To be clear, there are many very good reasons to be wary of power. The past century alone is full of tragic examples of once-well-intentioned revolutionary leaders becoming tyrants themselves in the messy process of executing power. But is that a legitimate excuse for allowing the power-hungry to have all the power, uncontested, while we content ourselves with sideline critique? Sideline critique can take many forms. Even taking the streets can become little more than an edgy expression of an ultimately resigned sideline. Our historic task, if we are serious, has to extend well beyond critique. Our job is to arm our critiques with power. Yes, we must wrestle with how to wield power responsibly, of course. How to do so can and should include ethical considerations and critiques of the corrupting influence power can have on individuals and groups. These are important warnings about power, but they cannot be prohibitions.

“Now, we’ve got to get this thing right…”

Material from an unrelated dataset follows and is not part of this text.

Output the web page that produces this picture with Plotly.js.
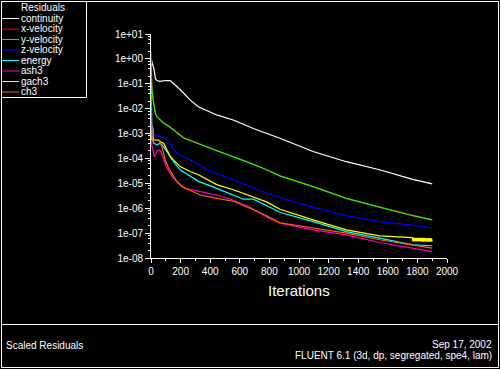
<!DOCTYPE html>
<html>
<head>
<meta charset="utf-8">
<script src="https://cdn.plot.ly/plotly-3.0.1.min.js"></script>
<style>
  html, body { margin: 0; padding: 0; background: #000; }
  #chart { width: 500px; height: 369px; }
</style>
</head>
<body>
<div id="chart"></div>
<script>
// ---- Data ----
const seriesNames = ["continuity", "x-velocity", "y-velocity", "z-velocity", "energy", "ash3", "gach3", "ch3"];
const seriesColors = ["#ffffff", "#ff0000", "#00ff00", "#0000ff", "#00ffff", "#ff00c8", "#ffff00", "#ff6400"];

const iterContinuity = [1, 5, 10, 20, 30, 40, 60, 100, 130, 150, 200, 265, 320, 444, 556, 691, 871, 1095, 1320, 1544, 1768, 1900];
const resContinuity  = [1.0, 7.0e-1, 6.3e-1, 4.0e-1, 1.6e-1, 1.35e-1, 1.25e-1, 1.35e-1, 1.35e-1, 1.05e-1, 5.6e-2, 2.2e-2, 1.2e-2, 5.6e-3, 3.5e-3, 1.6e-3, 6.5e-4, 1.9e-4, 7.4e-5, 3.5e-5, 1.45e-5, 9.5e-6];

const iterVelocity = [1, 5, 13, 22, 29, 40, 63, 85, 108, 141, 152, 220, 287, 332, 444, 556, 670, 781, 871, 1095, 1320, 1544, 1768, 1900];
const resXVelocity = [2.0, 1.0e-1, 2.7e-2, 1.25e-2, 6.8e-3, 5.0e-3, 3.6e-3, 2.7e-3, 2.25e-3, 1.65e-3, 1.45e-3, 7.0e-4, 4.8e-4, 3.5e-4, 2.0e-4, 1.17e-4, 6.6e-5, 3.5e-5, 2.0e-5, 7.4e-6, 2.5e-6, 1.1e-6, 5.2e-7, 3.4e-7];
const resYVelocity = [6.5e-1, 8.0e-2, 2.6e-2, 1.2e-2, 6.6e-3, 4.8e-3, 3.5e-3, 2.6e-3, 2.2e-3, 1.6e-3, 1.4e-3, 6.6e-4, 4.7e-4, 3.5e-4, 2.0e-4, 1.17e-4, 6.5e-5, 3.5e-5, 2.0e-5, 7.4e-6, 2.5e-6, 1.1e-6, 5.0e-7, 3.4e-7];

const iterZVelocity = [1, 7, 29, 63, 96, 130, 164, 197, 242, 287, 332, 377, 556, 781, 871, 1095, 1320, 1544, 1768, 1900];
const resZVelocity  = [3.0e-2, 1.0e-3, 8.7e-4, 7.6e-4, 6.5e-4, 4.1e-4, 1.9e-4, 1.4e-4, 1.0e-4, 7.4e-5, 5.5e-5, 3.5e-5, 1.4e-5, 4.0e-6, 2.7e-6, 1.1e-6, 5.0e-7, 2.9e-7, 2.1e-7, 1.6e-7];

const iterEnergy = [1, 5, 13, 18, 40, 63, 85, 119, 152, 197, 265, 321, 444, 624, 691, 781, 871, 1095, 1320, 1544, 1768, 1900];
const resEnergy  = [1.1e-1, 2.0e-3, 1.6e-3, 4.1e-4, 3.5e-4, 4.1e-4, 3.0e-4, 1.4e-4, 7.4e-5, 3.5e-5, 1.9e-5, 1.2e-5, 6.3e-6, 2.3e-6, 2.3e-6, 1.26e-6, 6.9e-7, 2.9e-7, 1.15e-7, 6.3e-8, 3.4e-8, 3.1e-8];

const iterAsh3 = [1, 5, 13, 22, 40, 51, 67, 85, 108, 141, 186, 231, 332, 444, 556, 669, 781, 871, 1095, 1252, 1320, 1544, 1768, 1900];
const resAsh3  = [4.0e-2, 3.5e-4, 2.2e-4, 1.17e-4, 1.9e-4, 2.2e-4, 1.9e-4, 1.0e-4, 4.1e-5, 1.9e-5, 1.0e-5, 6.3e-6, 4.7e-6, 3.4e-6, 2.1e-6, 1.1e-6, 4.5e-7, 2.5e-7, 1.35e-7, 1.0e-7, 8.5e-8, 4.2e-8, 2.5e-8, 1.8e-8];

const iterGach3 = [1, 5, 18, 51, 63, 85, 108, 130, 152, 197, 265, 321, 444, 556, 781, 871, 1095, 1320, 1544, 1680,
  1765, 1770, 1775, 1780, 1785, 1790, 1795, 1800, 1805, 1810, 1815, 1820, 1825, 1830, 1835, 1840, 1845, 1850, 1855, 1860, 1865, 1870, 1875, 1880, 1885, 1890, 1895, 1900];
const resGach3  = [1.2e-2, 6.0e-4, 5.5e-4, 5.5e-4, 4.7e-4, 4.1e-4, 2.2e-4, 1.2e-4, 8.7e-5, 4.7e-5, 3.0e-5, 2.2e-5, 8.9e-6, 5.5e-6, 1.8e-6, 9.1e-7, 3.4e-7, 1.35e-7, 7.8e-8, 6.8e-8,
  6.6e-8, 4.7e-8, 6.6e-8, 4.7e-8, 6.5e-8, 4.6e-8, 6.5e-8, 4.6e-8, 6.5e-8, 4.6e-8, 6.4e-8, 4.6e-8, 6.4e-8, 4.5e-8, 6.4e-8, 4.5e-8, 6.4e-8, 4.5e-8, 6.3e-8, 4.5e-8, 6.3e-8, 4.5e-8, 6.3e-8, 4.5e-8, 6.3e-8, 4.5e-8, 6.2e-8, 4.6e-8];

const iterCh3 = [1, 5, 13, 18, 51, 63, 74, 96, 119, 152, 175, 209, 242, 332, 444, 556, 669, 781, 871, 1095, 1320, 1544, 1768, 1900];
const resCh3  = [3.0e-2, 8.0e-4, 4.7e-4, 5.5e-4, 5.5e-4, 4.1e-4, 3.0e-4, 8.7e-5, 4.1e-5, 1.9e-5, 1.2e-5, 7.4e-6, 6.0e-6, 3.4e-6, 2.5e-6, 1.9e-6, 1.0e-6, 5.0e-7, 2.6e-7, 1.6e-7, 1.0e-7, 5.4e-8, 3.4e-8, 2.5e-8];

const xTickVals = [0, 200, 400, 600, 800, 1000, 1200, 1400, 1600, 1800, 2000];
const xTickText = ["0", "200", "400", "600", "800", "1000", "1200", "1400", "1600", "1800", "2000"];
const yTickVals = [1e1, 1e0, 1e-1, 1e-2, 1e-3, 1e-4, 1e-5, 1e-6, 1e-7, 1e-8];
const yTickText = ["1e+01", "1e+00", "1e-01", "1e-02", "1e-03", "1e-04", "1e-05", "1e-06", "1e-07", "1e-08"];

const legendTitle = "Residuals";
const footerLeft = "Scaled Residuals";
const footerDate = "Sep 17, 2002";
const footerInfo = "FLUENT 6.1 (3d, dp, segregated, spe4, lam)";
const xTitle = "Iterations";

// ---- Build ----
const FONT = "Liberation Sans, Arial, Helvetica, sans-serif";
const L = 151, T = 34, W = 296, H = 224;
const pxX = x => (x - L) / W;
const pxY = y => (T + H - y) / H;

const xs = [iterContinuity, iterVelocity, iterVelocity, iterZVelocity, iterEnergy, iterAsh3, iterGach3, iterCh3];
const ys = [resContinuity, resXVelocity, resYVelocity, resZVelocity, resEnergy, resAsh3, resGach3, resCh3];

const traces = seriesNames.map((n, i) => ({
  type: "scatter", mode: "lines", name: n,
  x: xs[i], y: ys[i],
  line: { color: seriesColors[i], width: 1.2 },
  hoverinfo: "skip"
}));

const minorX = [];
for (let v = 100; v < 2000; v += 200) minorX.push(v);
const minorY = [];
for (let d = -8; d < 1; d++) [2, 4, 6, 8].forEach(m => minorY.push(m * Math.pow(10, d)));

const shapes = [];
const annotations = [];
const white = "#ffffff";
// outer frame
shapes.push({ type: "rect", xref: "paper", yref: "paper", x0: pxX(1.5), x1: pxX(498.5), y0: pxY(1.5), y1: pxY(367.5), line: { color: white, width: 1 } });
// legend box
shapes.push({ type: "rect", xref: "paper", yref: "paper", x0: pxX(1.5), x1: pxX(86.5), y0: pxY(1.5), y1: pxY(97.5), line: { color: white, width: 1 } });
// footer divider
shapes.push({ type: "line", xref: "paper", yref: "paper", x0: pxX(1.5), x1: pxX(498.5), y0: pxY(324.5), y1: pxY(324.5), line: { color: white, width: 1 } });

const legFont = { family: FONT, size: 10, color: white };
annotations.push({ xref: "paper", yref: "paper", x: pxX(43), y: pxY(7.5), text: legendTitle, showarrow: false, xanchor: "center", yanchor: "middle", borderpad: 0, font: legFont });
seriesNames.forEach((n, i) => {
  const yy = 18 + 10.5 * i;
  shapes.push({ type: "line", xref: "paper", yref: "paper", x0: pxX(2), x1: pxX(19), y0: pxY(yy + 0.5), y1: pxY(yy + 0.5), line: { color: seriesColors[i], width: 1 } });
  annotations.push({ xref: "paper", yref: "paper", x: pxX(19.5), y: pxY(yy), text: n, showarrow: false, xanchor: "left", yanchor: "middle", borderpad: 0, font: legFont });
});

annotations.push({ xref: "paper", yref: "paper", x: pxX(4), y: pxY(345), text: footerLeft, showarrow: false, xanchor: "left", yanchor: "middle", font: { family: FONT, size: 10, color: white } });
annotations.push({ xref: "paper", yref: "paper", x: pxX(493), y: pxY(344), text: footerDate, showarrow: false, xanchor: "right", yanchor: "middle", borderpad: 0, font: { family: FONT, size: 10, color: white } });
annotations.push({ xref: "paper", yref: "paper", x: pxX(493), y: pxY(355), text: footerInfo, showarrow: false, xanchor: "right", yanchor: "middle", borderpad: 0, font: { family: FONT, size: 10, color: white } });
annotations.push({ xref: "paper", yref: "paper", x: 0.5, y: pxY(290), text: xTitle, showarrow: false, xanchor: "center", yanchor: "middle", font: { family: FONT, size: 15, color: white } });

const layout = {
  width: 500, height: 369,
  margin: { l: L, r: 500 - L - W, t: T, b: 369 - T - H, pad: 0 },
  paper_bgcolor: "#000000", plot_bgcolor: "#000000",
  showlegend: false,
  font: { family: FONT, color: white, size: 10 },
  xaxis: {
    range: [0, 2000], tickmode: "array", tickvals: xTickVals, ticktext: xTickText,
    ticks: "outside", ticklen: 4, tickwidth: 1, tickcolor: white,
    showline: true, linecolor: white, linewidth: 1,
    showgrid: false, zeroline: false,
    tickfont: { family: FONT, size: 10, color: white },
    minor: { tickmode: "array", tickvals: minorX, ticks: "outside", ticklen: 2, tickcolor: white, showgrid: false },
    automargin: false
  },
  yaxis: {
    type: "log", range: [-8, 1], tickmode: "array", tickvals: yTickVals, ticktext: yTickText,
    ticks: "outside", ticklen: 5, tickwidth: 1, tickcolor: white,
    showline: true, linecolor: white, linewidth: 1,
    showgrid: false, zeroline: false,
    tickfont: { family: FONT, size: 10, color: white },
    minor: { tickmode: "array", tickvals: minorY, ticks: "outside", ticklen: 2.5, tickcolor: white, showgrid: false },
    automargin: false
  },
  shapes: shapes,
  annotations: annotations
};

Plotly.newPlot("chart", traces, layout, { displayModeBar: false, staticPlot: true });
</script>
</body>
</html>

Power properly understood is nothing but the ability to achieve purpose. It is the strength required to bring about social, political and economic change… And one of the great problems of history is that the concepts of love and power have usually been contrasted as opposites — polar opposites — Martin Luther King Jr.so that love is identified with a resignation of power, and power with a denial of love… Now, we’ve got to get this thing right. What is needed is a realization that power without love is reckless and abusive, and love without power is sentimental and anemic… It is precisely this collision of immoral power with powerless morality which constitutes the major crisis of our times.

—Martin Luther King Jr., Where do we go from here?

3 responses to ““Counter-hegemony” and Left Ambivalence Toward Power”

  1. Our ideas on this are very compatible, if not nearly identical, when it comes to the question of power. The problem with the term “hegemony” is that it has been used in so many different ways by different people, at different times & places…from Gramsci to the Chinese Communist Party, to Charles Tilly.

  2. Your ambivalence toward power reminds me of Paulo Freire’s caution against using the “tools of the oppressor” in the struggle of the oppressed, because that is a game the oppressor will win, or it will turn us into new oppressors (as you point out). There are many kinds of power. “Power over” is the what we commonly think of, but “power with” is stronger, and requires love, as MLK understood. He also understood the power of creatively refusing to play the oppressor’s game.

    I struggle with any “counter-” or “anti-” language. It is more difficult, but more constructive and sustainable, to keep defining what we are struggling *for*.

  3. I wrote on this a few years ago when I was trying to figure out why Richard Day’s dismissal of Laclau & Mouffe in “Gramsci is Dead” was so unsatisfactory. I’m partly with you, but I have to agree with Craig here, and repeat the concern that your definition – “domination of ideas” – is certainly not the only meaning of hegemony in use. Handy to remember that even before Gramsci, Lenin was using it a lot to mean “domination of certain groups over others through ideas”, and that sense is still at least as common, and one we should obviously be wary of (if only wary enough to ask which groups we’re talking about). I guess I should read your other posts on hegemony, tho.

    I keep typing and erasing a big rant here, which I guess means I’m a bit torn on the matter too, but I at least think there’s very good reasons in many moments to focus on destabilizing the current order, “bringing out the contradictions,” setting about Taber’s “war of the flea” rather than trying to cobble together our own alternative fort. An excessive focus on prefiguration may itself be a retreat from power, and emphasizing “defiguration” may open up spaces of power of its own, spaces that present their own ideas. Foucault gives a pretty convincing argument why in his debate with Chomsky, among many others. But I’m not sure it’s fair to accuse those with defigurative priorities of just being afraid of power.